-- Work instructions --
Print the lines starting at the line containing "Clone this chart in matplotlib." and ending at the line containing "from matplotlib.patches import Rectangle", exactly and in full, without the pictures.

-- Dataset excerpts --

-=-=-

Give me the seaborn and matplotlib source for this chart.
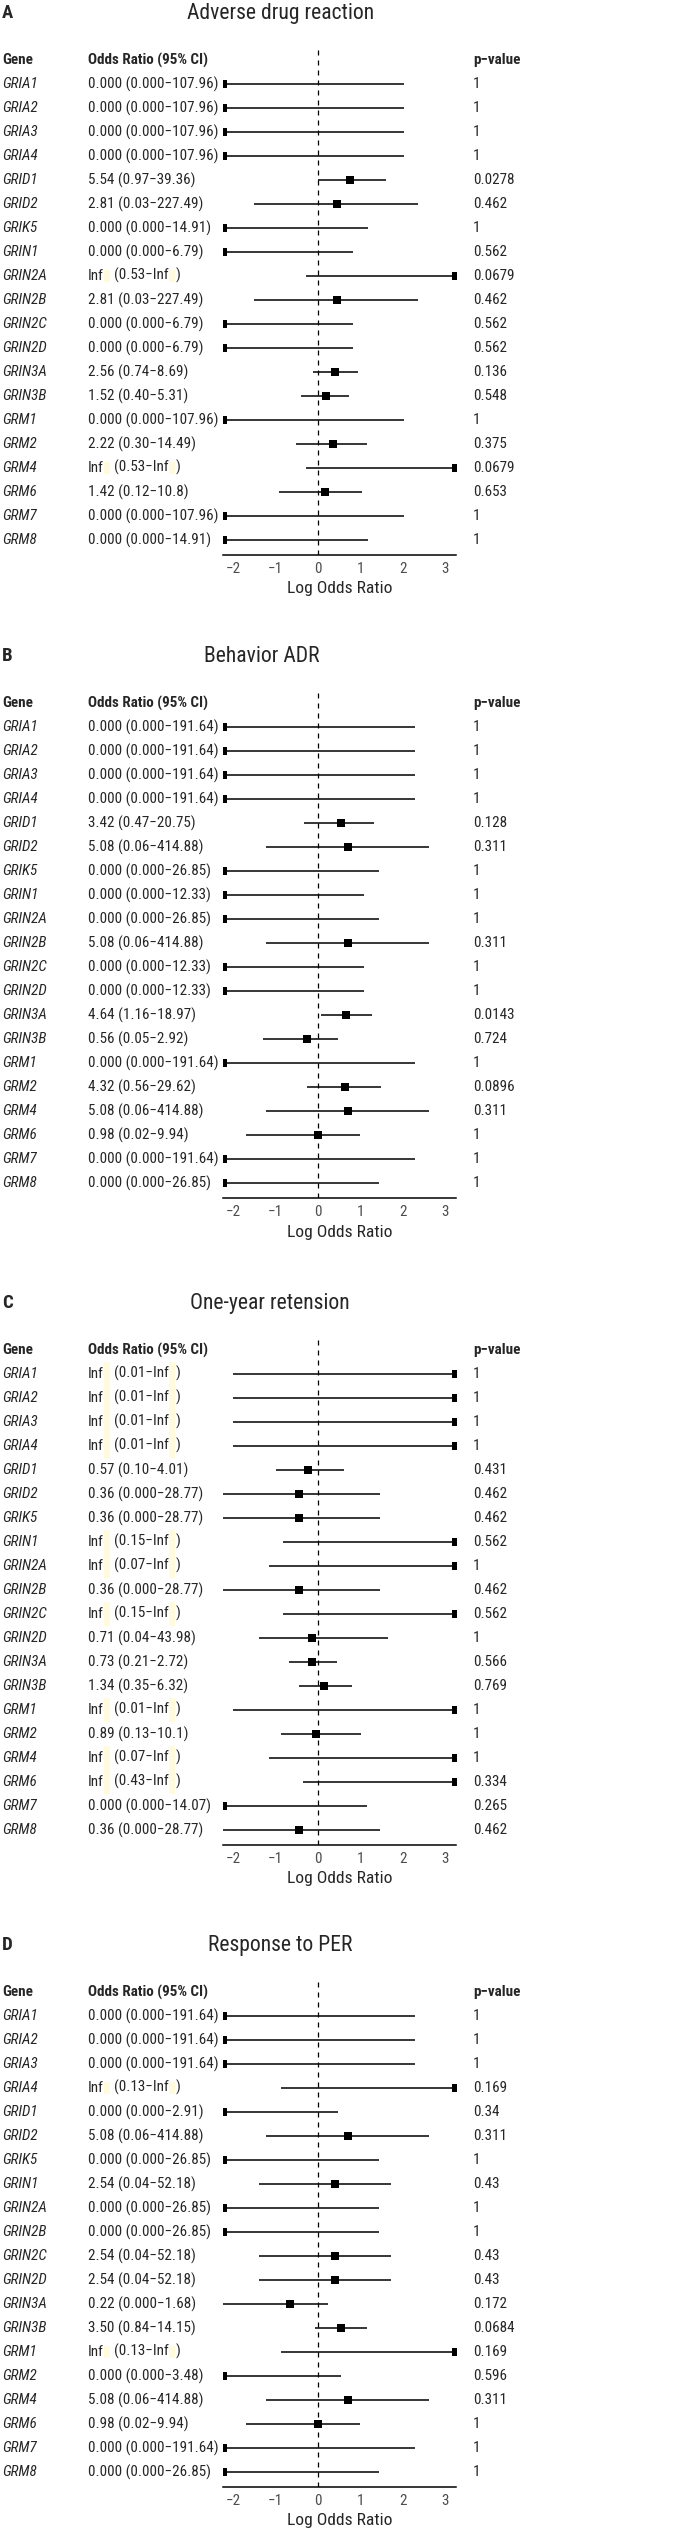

-=-=-

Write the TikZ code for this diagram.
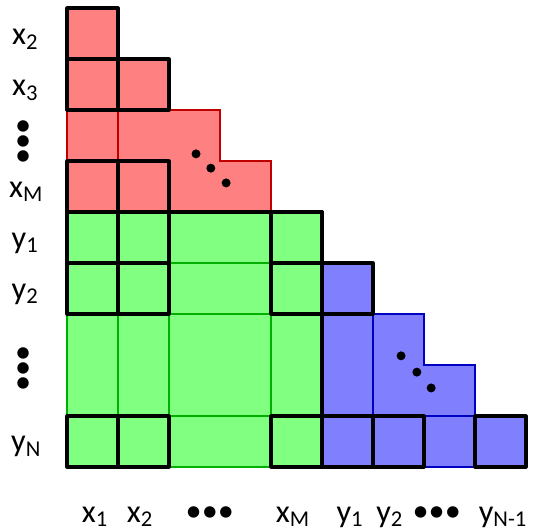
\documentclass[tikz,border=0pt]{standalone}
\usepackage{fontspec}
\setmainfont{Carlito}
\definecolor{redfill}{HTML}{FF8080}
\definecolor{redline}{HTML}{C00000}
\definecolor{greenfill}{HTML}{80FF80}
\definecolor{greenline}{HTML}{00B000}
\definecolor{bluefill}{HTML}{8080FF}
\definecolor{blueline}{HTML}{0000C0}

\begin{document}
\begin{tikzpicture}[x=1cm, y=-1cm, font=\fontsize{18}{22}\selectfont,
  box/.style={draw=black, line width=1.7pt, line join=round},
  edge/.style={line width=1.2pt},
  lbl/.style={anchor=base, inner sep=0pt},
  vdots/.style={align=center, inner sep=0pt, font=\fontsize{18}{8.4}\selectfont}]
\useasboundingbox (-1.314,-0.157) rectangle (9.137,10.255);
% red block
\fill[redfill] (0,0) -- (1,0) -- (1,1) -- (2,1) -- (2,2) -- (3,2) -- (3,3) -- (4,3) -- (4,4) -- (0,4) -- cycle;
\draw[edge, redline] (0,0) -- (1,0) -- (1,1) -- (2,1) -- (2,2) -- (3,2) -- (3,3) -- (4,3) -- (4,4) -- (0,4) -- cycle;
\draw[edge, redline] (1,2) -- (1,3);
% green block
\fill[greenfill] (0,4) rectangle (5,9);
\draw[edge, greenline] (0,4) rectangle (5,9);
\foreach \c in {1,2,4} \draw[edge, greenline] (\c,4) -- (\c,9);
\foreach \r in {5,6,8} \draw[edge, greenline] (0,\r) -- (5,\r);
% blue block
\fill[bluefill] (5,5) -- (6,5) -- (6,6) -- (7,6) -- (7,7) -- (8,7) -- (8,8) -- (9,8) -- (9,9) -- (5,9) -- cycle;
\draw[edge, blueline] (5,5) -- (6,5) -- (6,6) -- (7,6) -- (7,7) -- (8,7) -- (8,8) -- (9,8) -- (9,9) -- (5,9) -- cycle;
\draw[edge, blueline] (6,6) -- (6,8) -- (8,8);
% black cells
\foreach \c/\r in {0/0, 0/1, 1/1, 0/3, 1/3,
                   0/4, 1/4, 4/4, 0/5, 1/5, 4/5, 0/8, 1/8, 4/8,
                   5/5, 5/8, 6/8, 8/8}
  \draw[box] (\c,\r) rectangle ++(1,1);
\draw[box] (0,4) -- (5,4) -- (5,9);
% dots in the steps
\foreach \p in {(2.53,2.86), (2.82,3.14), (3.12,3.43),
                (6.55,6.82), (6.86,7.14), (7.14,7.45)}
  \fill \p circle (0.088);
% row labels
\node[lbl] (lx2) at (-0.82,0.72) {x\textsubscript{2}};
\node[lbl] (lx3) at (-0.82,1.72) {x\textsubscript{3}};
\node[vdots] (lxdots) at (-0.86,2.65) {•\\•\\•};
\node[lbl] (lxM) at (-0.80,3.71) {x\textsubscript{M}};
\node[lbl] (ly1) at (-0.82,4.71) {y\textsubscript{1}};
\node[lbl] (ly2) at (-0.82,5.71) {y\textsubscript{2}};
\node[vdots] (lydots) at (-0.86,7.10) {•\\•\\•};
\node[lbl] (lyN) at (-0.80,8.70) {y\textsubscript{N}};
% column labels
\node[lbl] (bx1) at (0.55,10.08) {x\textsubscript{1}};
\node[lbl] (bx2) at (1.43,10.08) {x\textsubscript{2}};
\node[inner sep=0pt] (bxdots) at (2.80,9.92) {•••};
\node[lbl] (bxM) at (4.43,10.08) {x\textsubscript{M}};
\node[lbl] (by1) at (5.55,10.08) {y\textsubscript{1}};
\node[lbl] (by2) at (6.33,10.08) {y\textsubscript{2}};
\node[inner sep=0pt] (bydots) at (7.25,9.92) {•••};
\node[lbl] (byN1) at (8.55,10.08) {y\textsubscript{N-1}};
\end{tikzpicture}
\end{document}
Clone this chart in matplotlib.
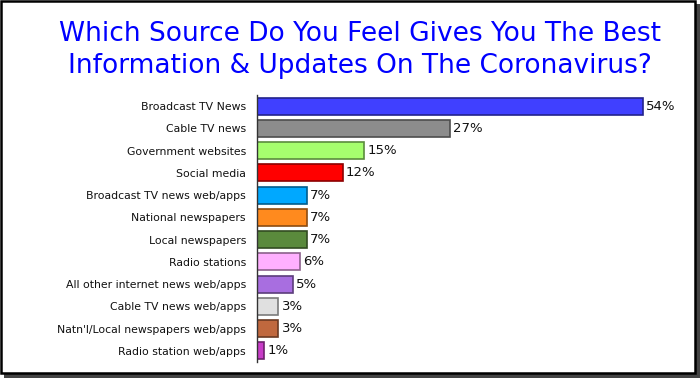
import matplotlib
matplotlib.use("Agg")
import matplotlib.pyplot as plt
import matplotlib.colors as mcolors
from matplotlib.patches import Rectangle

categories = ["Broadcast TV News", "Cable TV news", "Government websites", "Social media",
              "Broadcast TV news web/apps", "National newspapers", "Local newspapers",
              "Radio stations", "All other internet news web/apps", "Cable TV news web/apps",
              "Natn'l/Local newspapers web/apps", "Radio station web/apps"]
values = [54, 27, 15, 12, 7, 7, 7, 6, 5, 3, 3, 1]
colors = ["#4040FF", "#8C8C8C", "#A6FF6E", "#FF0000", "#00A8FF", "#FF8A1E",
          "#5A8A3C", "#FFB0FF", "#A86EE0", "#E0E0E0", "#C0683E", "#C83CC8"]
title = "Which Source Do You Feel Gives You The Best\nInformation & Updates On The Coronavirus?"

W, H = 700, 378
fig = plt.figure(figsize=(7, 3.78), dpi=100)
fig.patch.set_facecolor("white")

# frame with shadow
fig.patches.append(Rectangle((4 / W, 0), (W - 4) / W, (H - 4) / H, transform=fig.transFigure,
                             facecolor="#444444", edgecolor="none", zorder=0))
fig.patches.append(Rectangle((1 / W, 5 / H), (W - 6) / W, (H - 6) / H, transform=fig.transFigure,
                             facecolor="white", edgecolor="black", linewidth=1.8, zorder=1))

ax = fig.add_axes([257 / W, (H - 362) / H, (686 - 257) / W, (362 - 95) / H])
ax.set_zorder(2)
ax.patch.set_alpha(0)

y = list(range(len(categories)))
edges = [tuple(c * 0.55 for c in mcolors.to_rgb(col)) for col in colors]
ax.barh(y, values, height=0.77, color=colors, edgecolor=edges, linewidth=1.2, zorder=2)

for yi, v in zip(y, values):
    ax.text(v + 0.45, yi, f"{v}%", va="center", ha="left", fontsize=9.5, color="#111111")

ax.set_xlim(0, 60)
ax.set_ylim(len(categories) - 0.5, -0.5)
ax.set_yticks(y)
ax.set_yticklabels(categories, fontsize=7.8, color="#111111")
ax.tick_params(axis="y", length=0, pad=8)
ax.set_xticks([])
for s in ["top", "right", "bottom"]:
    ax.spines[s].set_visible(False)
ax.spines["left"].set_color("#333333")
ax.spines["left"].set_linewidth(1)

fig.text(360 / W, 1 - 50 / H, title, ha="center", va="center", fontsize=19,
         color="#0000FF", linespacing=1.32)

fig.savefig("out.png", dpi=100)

-=-=-

-- Task response --
Clone this chart in matplotlib.
import matplotlib
matplotlib.use("Agg")
import matplotlib.pyplot as plt
import matplotlib.colors as mcolors
from matplotlib.patches import Rectangle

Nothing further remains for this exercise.